Reconfigurable and High-Efficiency Polynomial Multiplication Accelerator for CRYSTALS-Kyber

Abstract

Recently, the National Institute of Standards and Technology (NIST) has identified the first four quantum-resistant algorithms for post-quantum cryptography (PQC) standardization. CRYSTALS-Kyber (Kyber) is the only public-key encryption and key-establishment algorithm among them. In this article, we propose a reconfigurable, high-speed, and area-efficient polynomial multiplication accelerator for Kyber to facilitate its practical applications. The cornerstone of polynomial multiplication is the butterfly unit (BU) structure, composed of modular addition, subtraction, and multiplication.

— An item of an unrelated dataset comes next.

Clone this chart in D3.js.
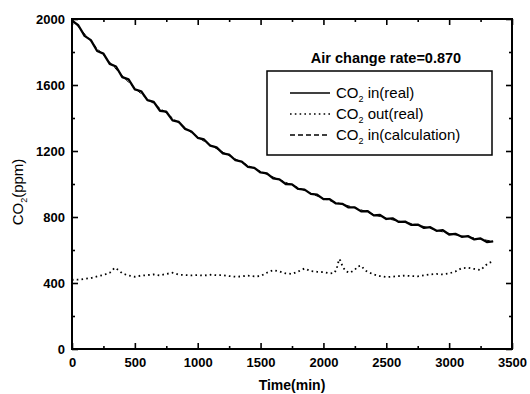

For the modular multiplication, we adopt the Barrett reduction method and reduce the size of operands leveraging the form of modulus with a novel formula transformation, which significantly decreases the computational complexity and increases the maximum clock frequency. On the hardware side, we make four BU modules constitute a binomial arithmetic core (Bi-Core) as the basic reconfigurable unit. The memory access scheme tailored for parallel processing is explored with data-reusing and memory-grouping methods, and a compact control logic is devised. The complete polynomial multiplication architecture is coded with Verilog and implemented on a Xilinx Artix-7 xc7a100t-3 device. Experiment results demonstrate that our implementations with different configurations all outperform the state-of-the-art works in area efficiency by up to 39% improvement in terms of area-time product (ATP). Moreover, the proposed design with four Bi-Cores achieves the fastest speed among existing designs.